[Figure scripts]
* begin *

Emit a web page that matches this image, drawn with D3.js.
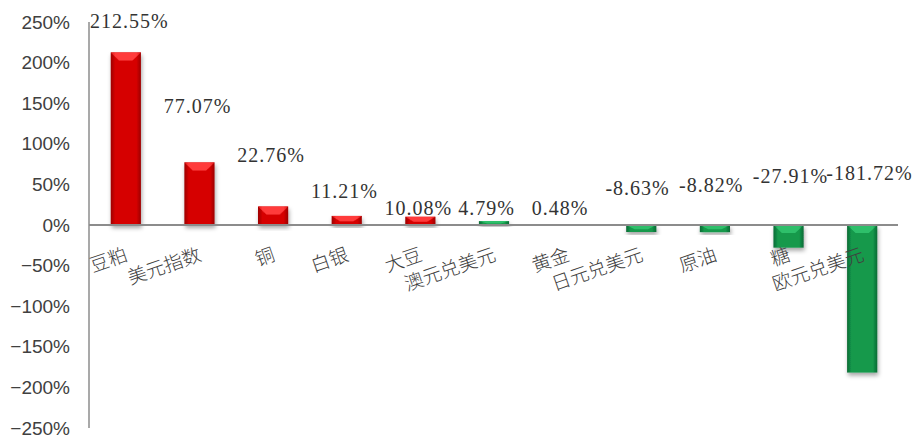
<!DOCTYPE html>
<html>
<head>
<meta charset="utf-8">
<script src="https://cdn.jsdelivr.net/npm/d3@7"></script>
<style>
    body { margin: 0; background: #fff; }
    svg { display: block; }
</style>
</head>
<body>
<svg id="chart" width="914" height="438"></svg>
<script>
const categories = ["豆粕", "美元指数", "铜", "白银", "大豆", "澳元兑美元", "黄金", "日元兑美元", "原油", "糖", "欧元兑美元"];
const changes = [212.55, 77.07, 22.76, 11.21, 10.08, 4.79, 0.48, -8.63, -8.82, -27.91, -181.72];
const yTicks = [250, 200, 150, 100, 50, 0, -50, -100, -150, -200, -250];

// Level (in % on the value axis) where each data label sits, as moved in the original.
const labelAt = [243, 138, 78, 33, 12, 12, 12, 37, 41, 52, 55];

const svg = d3.select("#chart");

const x = d3
    .scaleBand()
    .domain(categories)
    .range([89, 899])
    .paddingInner(0.59)
    .paddingOuter(0.295);

const y = d3
    .scaleLinear()
    .domain([-250, 250])
    .range([428, 22]);

const defs = svg.append("defs");

function sideGradient(id, edge, middle) {
    const g = defs
        .append("linearGradient")
        .attr("id", id)
        .attr("x1", "0%")
        .attr("x2", "100%");
    g.append("stop").attr("offset", "0%").attr("stop-color", edge);
    g.append("stop").attr("offset", "15%").attr("stop-color", middle);
    g.append("stop").attr("offset", "85%").attr("stop-color", middle);
    g.append("stop").attr("offset", "100%").attr("stop-color", edge);
}

sideGradient("red-body", "#9c0000", "#d60606");
sideGradient("green-body", "#0a6a34", "#14994c");
sideGradient("red-cap", "#e01010", "#ff3a3a");
sideGradient("green-cap", "#128a45", "#2fbf6a");

const shadow = defs
    .append("filter")
    .attr("id", "shadow")
    .attr("x", "-30%")
    .attr("y", "-30%")
    .attr("width", "160%")
    .attr("height", "160%");

shadow
    .append("feDropShadow")
    .attr("dx", 1)
    .attr("dy", 3)
    .attr("stdDeviation", 2)
    .attr("flood-color", "#000")
    .attr("flood-opacity", 0.35);

// Value axis, labels only
const axis = svg
    .append("g")
    .attr("transform", "translate(89,0)")
    .call(d3.axisLeft(y)
        .tickValues(yTicks)
        .tickSize(0)
        .tickPadding(19)
        .tickFormat(d => (d < 0 ? "\u2212" + (-d) : d) + "%"));

axis.select(".domain").remove();

axis
    .selectAll("text")
    .attr("fill", "#404040")
    .style("font-family", "'Liberation Sans', Arial, sans-serif")
    .style("font-size", "19px");

svg
    .append("line")
    .attr("x1", 89)
    .attr("x2", 89)
    .attr("y1", y(250))
    .attr("y2", y(-250))
    .attr("stroke", "#8c8c8c")
    .attr("stroke-width", 1.5);

// Bars
const bars = svg
    .append("g")
    .selectAll("g")
    .data(categories)
    .join("g")
    .attr("filter", "url(#shadow)");

const colour = i => (i < 5 ? "red" : "green");

bars
    .append("rect")
    .attr("x", d => x(d))
    .attr("width", x.bandwidth())
    .attr("y", (d, i) => y(Math.max(0, changes[i])))
    .attr("height", (d, i) => Math.abs(y(changes[i]) - y(0)))
    .attr("fill", (d, i) => `url(#${colour(i)}-body)`);

bars
    .append("polygon")
    .attr("points", (d, i) => {
        const x0 = x(d);
        const x1 = x0 + x.bandwidth();
        const top = y(Math.max(0, changes[i]));
        const h = Math.min(8, Math.abs(y(changes[i]) - y(0)) * 0.6);
        const inset = x.bandwidth() * 0.28;
        return [[x0, top], [x1, top], [x1 - inset, top + h], [x0 + inset, top + h]].join(" ");
    })
    .attr("fill", (d, i) => `url(#${colour(i)}-cap)`);

// Zero line
svg
    .append("line")
    .attr("x1", 89)
    .attr("x2", 898)
    .attr("y1", y(0))
    .attr("y2", y(0))
    .attr("stroke", "#8c8c8c")
    .attr("stroke-width", 2);

// Data labels
const step = x.step();

svg
    .append("g")
    .selectAll("text")
    .data(categories)
    .join("text")
    .attr("x", d => x(d) + x.bandwidth() / 2 - step / 2 + 1)
    .attr("y", (d, i) => y(labelAt[i]))
    .attr("fill", "#333")
    .style("font-family", "'Liberation Serif', 'Times New Roman', serif")
    .style("font-size", "20px")
    .style("letter-spacing", "1px")
    .text((d, i) => changes[i].toFixed(2) + "%");

// Category labels
svg
    .append("g")
    .selectAll("text")
    .data(categories)
    .join("text")
    .attr("transform", d => `translate(${x(d) + x.bandwidth() / 2 + 3},${y(0) + 35}) rotate(-19)`)
    .attr("text-anchor", "end")
    .attr("fill", "#404040")
    .style("font-family", "'Noto Sans CJK SC', sans-serif")
    .style("font-size", "19px")
    .style("font-weight", 300)
    .text(d => d);
</script>
</body>
</html>
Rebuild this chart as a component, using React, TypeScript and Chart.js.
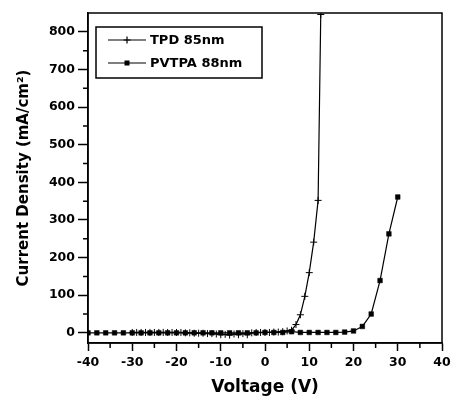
import React, { useEffect, useRef } from "react";
import { Chart, registerables } from "chart.js";

Chart.register(...registerables);

const tpdVoltage = [-30,-29,-28,-27,-26,-25,-24,-23,-22,-21,-20,-19,-18,-17,-16,-15,-14,-13,-12,-11,-10,-9,-8,-7,-6,-5,-4,-3,-2,-1,0,1,2,3,4,5,6,7,8,9,10,11,12,12.6];
const tpdCurrent = [1,1,1,1,1,1,1,1,1,1,1,1,0,0,-1,-1,-1,-2,-2,-3,-5,-4,-6,-3,-5,-2,-5,0,1,1,1,1,2,2,3,5,7,22,48,97,160,241,352,846];

const pvtpaVoltage = [-40,-38,-36,-34,-32,-30,-28,-26,-24,-22,-20,-18,-16,-14,-12,-10,-8,-6,-4,-2,0,2,4,6,8,10,12,14,16,18,20,22,24,26,28,30];
const pvtpaCurrent = [0,0,0,0,0,0,0,0,0,0,0,0,0,0,0,0,0,0,0,0,1,1,1,3,1,1,1,1,1,2,5,17,50,139,263,361];

const xTicks = [-40,-30,-20,-10,0,10,20,30,40];
const xMinorTicks = [-35,-25,-15,-5,5,15,25,35];
const yTicks = [0,100,200,300,400,500,600,700,800];
const yMinorTicks = [50,150,250,350,450,550,650,750];

const seriesNames = ["TPD 85nm", "PVTPA 88nm"];

const FONT = "DejaVu Sans";

const framePlugin = {
  id: "frame",
  afterDraw(chart: any) {
    const { ctx, chartArea, scales } = chart;
    const { left, right, top, bottom } = chartArea;
    ctx.save();
    ctx.strokeStyle = "#000";
    ctx.lineWidth = 1.5;
    ctx.strokeRect(left, top, right - left, bottom - top);
    ctx.beginPath();
    for (const v of xMinorTicks) {
      const px = scales.x.getPixelForValue(v);
      ctx.moveTo(px, bottom);
      ctx.lineTo(px, bottom + 5);
    }
    for (const v of yMinorTicks) {
      const py = scales.y.getPixelForValue(v);
      ctx.moveTo(left, py);
      ctx.lineTo(left - 5, py);
    }
    ctx.stroke();

    // legend
    const bx = 96, by = 27, bw = 166, bh = 51;
    ctx.lineWidth = 1.5;
    ctx.strokeRect(bx, by, bw, bh);
    ctx.font = `bold 13px "${FONT}"`;
    ctx.fillStyle = "#000";
    ctx.textBaseline = "middle";
    const rows = [40, 63];
    rows.forEach((ry, i) => {
      ctx.lineWidth = 1.2;
      ctx.beginPath();
      ctx.moveTo(108, ry);
      ctx.lineTo(146, ry);
      ctx.stroke();
      if (i === 0) {
        ctx.beginPath();
        ctx.moveTo(127, ry - 3.5);
        ctx.lineTo(127, ry + 3.5);
        ctx.moveTo(123.5, ry);
        ctx.lineTo(130.5, ry);
        ctx.stroke();
      } else {
        ctx.fillRect(124.5, ry - 2.5, 5, 5);
      }
      ctx.fillText(seriesNames[i], 150, ry + 0.5);
    });
    ctx.restore();
  },
};

export default function App() {
  const ref = useRef<HTMLCanvasElement>(null);
  useEffect(() => {
    document.body.style.margin = "0";
    const chart = new Chart(ref.current!, {
      type: "line",
      data: {
        datasets: [
          {
            label: seriesNames[0],
            data: tpdVoltage.map((x, i) => ({ x, y: tpdCurrent[i] })),
            borderColor: "#000",
            backgroundColor: "#000",
            borderWidth: 1.2,
            pointStyle: "cross",
            pointRadius: 3.5,
            pointBorderWidth: 1,
            tension: 0,
          },
          {
            label: seriesNames[1],
            data: pvtpaVoltage.map((x, i) => ({ x, y: pvtpaCurrent[i] })),
            borderColor: "#000",
            backgroundColor: "#000",
            borderWidth: 1.2,
            pointStyle: "rect",
            pointRadius: 3.3,
            pointBorderWidth: 0.5,
            tension: 0,
          },
        ],
      },
      options: {
        animation: false,
        responsive: false,
        maintainAspectRatio: false,
        layout: { padding: { top: 13, right: 9, left: 0, bottom: 0 } },
        plugins: { legend: { display: false }, tooltip: { enabled: false } },
        scales: {
          x: {
            type: "linear",
            min: -40,
            max: 40,
            afterBuildTicks: (s: any) => {
              s.ticks = xTicks.map((v) => ({ value: v }));
            },
            afterFit: (s: any) => {
              s.height = 55;
              s.paddingLeft = 0;
              s.paddingRight = 0;
            },
            grid: { drawOnChartArea: false, tickLength: 8, tickWidth: 1.5, tickColor: "#000" },
            border: { display: true, color: "#000", width: 1.5 },
            ticks: {
              color: "#000",
              padding: 4,
              maxRotation: 0,
              font: { family: FONT, size: 12.5, weight: "bold" },
            },
            title: {
              display: true,
              text: "Voltage (V)",
              color: "#000",
              font: { family: FONT, size: 17, weight: "bold" },
              padding: { top: 0, bottom: 0 },
            },
          },
          y: {
            type: "linear",
            min: -27,
            max: 850,
            afterBuildTicks: (s: any) => {
              s.ticks = yTicks.map((v) => ({ value: v }));
            },
            afterFit: (s: any) => {
              s.width = 88;
              s.paddingTop = 0;
              s.paddingBottom = 0;
            },
            grid: { drawOnChartArea: false, tickLength: 10, tickWidth: 1.5, tickColor: "#000" },
            border: { display: true, color: "#000", width: 1.5 },
            ticks: {
              color: "#000",
              padding: 3,
              font: { family: FONT, size: 12.5, weight: "bold" },
            },
            title: {
              display: true,
              text: "Current Density (mA/cm²)",
              color: "#000",
              font: { family: FONT, size: 15, weight: "bold" },
              padding: { top: 15, bottom: 0 },
            },
          },
        },
      },
      plugins: [framePlugin],
    } as any);
    return () => chart.destroy();
  }, []);
  return (
    <div style={{ width: 451, height: 398, background: "#fff" }}>
      <canvas ref={ref} width={451} height={398} style={{ width: 451, height: 398, display: "block" }} />
    </div>
  );
}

* end *

▶ [Goal]: In the entries above, some lines may contain the string "this"; report how many, without additional comment.

▶ [Answer in full]: 2